Chapter 3 of the second Title of the Treaty of Lisbon’s Treaty on the Functioning of the European Union concerns the formation and management of the Union’s budget. Rules are outlined as to how the Annual Budget should operate and be administered.

Each institution (except the European Central Bank) is required to submit expenditure estimates for the next year by the 1st July of the current year. It then falls to the Commission to compile all of these into a draft budget for the EU.

The Commission then sends this draft to the Council of Ministers, where it should be discussed and analysed. A decision is reached, and the decision and budget are then forwarded to the European Parliament.

There is a bias within the Treaty at this point towards adoption of the budget. Article 314.4 states that if the European Parliament takes longer than 42 days to respond, then the budget is to be adopted. This is the first hint at attempts to keep monetary matters away from the people; away from democracy.

The European Parliament, upon receiving the budget, is left with three options. The first is to approve it; the second is to do nothing, and thus approve it by default. And last option, to offer amendments, is the only option to control the finances of Brussels that the people of Europe are given. Not even through the muddle that is the European Parliament can the people of Europe block a budget, reverse a decision or do anything to challenge the actual institutions of the EU in any deep or meaningful way.

Should a budget not be adopted by the start of the actual financial year, effectively 1/12th of the previous year’s budget is used to keep things ticking over. Only the Council can authorise any spending in excess of 1/12th, again keeping power away from the Parliament.

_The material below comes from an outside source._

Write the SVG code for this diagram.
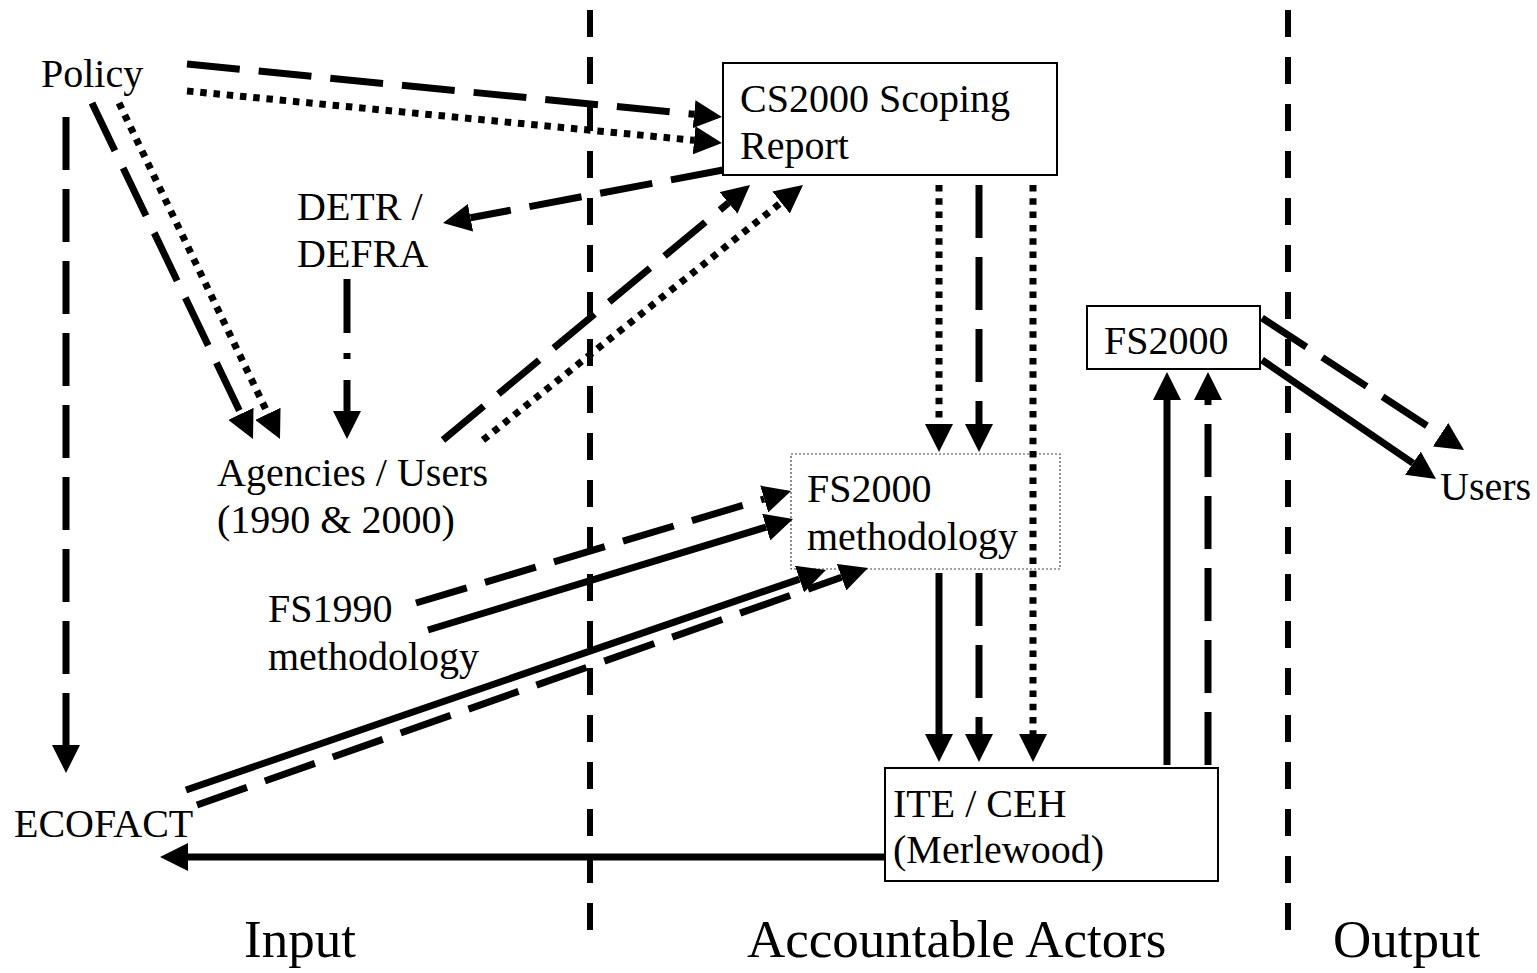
<svg xmlns="http://www.w3.org/2000/svg" width="1537" height="973" viewBox="0 0 1537 973">
<style>
text{font-family:"Liberation Serif","Times New Roman",serif;font-size:40px;fill:#000}
.lbl{font-size:53px}
.box{fill:#fff;stroke:#000;stroke-width:2}
.dbox{fill:#fff;stroke:#444;stroke-width:1.2;stroke-dasharray:2 2}
.sep{stroke:#000;stroke-width:6;stroke-dasharray:27 20;fill:none}
.solid{stroke:#000;stroke-width:7;fill:none;marker-end:url(#ah)}
.dash{stroke:#000;stroke-width:7;fill:none;stroke-dasharray:53 19;marker-end:url(#ah)}
.dot{stroke:#000;stroke-width:7;fill:none;stroke-dasharray:6.5 6.8;marker-end:url(#ah)}
.dd{stroke:#000;stroke-width:7;fill:none;stroke-dasharray:54 20 6 21;marker-end:url(#ah)}
</style>
<defs>
<marker id="ah" viewBox="0 0 28 28" refX="0" refY="14" markerWidth="28" markerHeight="28" markerUnits="userSpaceOnUse" orient="auto">
<path d="M0,0 L28,14 L0,28 Z" fill="#000"/>
</marker>
</defs>
<rect width="1537" height="973" fill="#fff"/>
<g id="separators">
<line class="sep" x1="590" y1="10" x2="590" y2="935"/>
<line class="sep" x1="1288" y1="10" x2="1288" y2="935"/>
</g>
<g id="policy"><text x="41" y="87">Policy</text></g>
<g id="cs2000"><rect class="box" x="723" y="63" width="334" height="112"/><text x="740" y="112">CS2000 Scoping</text><text x="740" y="159">Report</text></g>
<g id="detr"><text x="297" y="220">DETR /</text><text x="297" y="267">DEFRA</text></g>
<g id="agencies"><text x="217" y="486">Agencies / Users</text><text x="217" y="533">(1990 &amp; 2000)</text></g>
<g id="fs1990"><text x="268" y="622">FS1990</text><text x="268" y="670">methodology</text></g>
<g id="fs2000m"><rect class="dbox" x="791" y="454" width="269" height="115"/><text x="807" y="502">FS2000</text><text x="807" y="550">methodology</text></g>
<g id="ite"><rect class="box" x="885" y="768" width="333" height="113"/><text x="893" y="817">ITE / CEH</text><text x="893" y="863">(Merlewood)</text></g>
<g id="fs2000"><rect class="box" x="1087" y="306" width="173" height="63"/><text x="1104" y="354">FS2000</text></g>
<g id="users"><text x="1440" y="500">Users</text></g>
<g id="ecofact"><text x="14" y="837">ECOFACT</text></g>
<g id="labels">
<text class="lbl" x="244" y="957">Input</text>
<text class="lbl" x="747" y="957">Accountable Actors</text>
<text class="lbl" x="1333" y="957">Output</text>
</g>
<g id="connectors">
<line class="dash" x1="187" y1="64" x2="694.1" y2="114.2"/>
<line class="dot" x1="187" y1="91" x2="694.1" y2="140.3"/>
<line class="dash" x1="66" y1="117" x2="66" y2="745"/>
<line class="dash" x1="92" y1="103" x2="240.9" y2="413.8"/>
<line class="dot" x1="119" y1="103" x2="267.9" y2="413.8"/>
<line class="dd" x1="347" y1="279" x2="347" y2="411"/>
<line class="dash" x1="723" y1="170" x2="470.5" y2="217.8"/>
<line class="dash" x1="443" y1="440" x2="728.5" y2="202.9"/>
<line class="dot" x1="483" y1="440" x2="781.1" y2="202.5"/>
<line class="dot" x1="939" y1="185" x2="939" y2="424"/>
<line class="dash" x1="979" y1="185" x2="979" y2="424"/>
<line class="dot" x1="1033" y1="185" x2="1033" y2="734"/>
<line class="dash" x1="416" y1="603" x2="764.2" y2="499"/>
<line class="solid" x1="428" y1="630" x2="766.2" y2="527.1"/>
<line class="solid" x1="186" y1="790" x2="799.5" y2="579.1"/>
<line class="dash" x1="197" y1="805" x2="841.6" y2="577.3"/>
<line class="solid" x1="939" y1="573" x2="939" y2="734"/>
<line class="dash" x1="979" y1="573" x2="979" y2="734"/>
<line class="solid" x1="1167" y1="765" x2="1167" y2="400"/>
<line class="dash" x1="1208" y1="765" x2="1208" y2="400"/>
<line class="dash" x1="1262" y1="318" x2="1440.6" y2="434.7"/>
<line class="solid" x1="1262" y1="360" x2="1412.9" y2="463.2"/>
<line class="solid" x1="885" y1="857" x2="188" y2="857"/>
</g>
</svg>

Article 314.5 shows what is to happen should the Parliament table amendments to the budget. A Conciliation Committee forms to discuss Parliamentary amendments, comprising 50% of Council representatives, and 50% of representatives from the Parliament. In a nod at fairness, the Council is limited by Qualified Majority Voting representing at least 15 members of the Council or at least 65% of the EU’s population, whereas the Parliament needs a simple majority.

Thus it could be argued that the EU has taken steps to remove power away from the largest and strongest states and pushed things further towards a vacuum, forcing the democratic political market to work and alliances to be formed. But this would be missing certain other articles in the Treaty.

Article 317 states that only the Commission can transfer appropriations from one budgetary chapter to another. Article 319 goes further, giving only the Commission permission to implement the budget. The Commission is even allowed to transfer its currency holdings in the currency of one member state into the currency of another, given the Commission theoretical power to pressurise governments.

In Article 324, the Presidents of the EU’s different institutions are obliged to find a common position in cases of disagreement, effectively pressurising the President of the European Parliament to accept the Council’s will and favouring more federalist elements, as this can only take place on the Commission’s initiative.

Thus in their attempt to keep control of the EU via power over the budget, the large core states have in fact shifted power to the Commission. By attempting to keep budgetary matters away from the people and the even poorly-constituted democracy of the Parliament, the actual winner has been the Commission, the farthest removed from the people and most anti-democratic of all the institutions.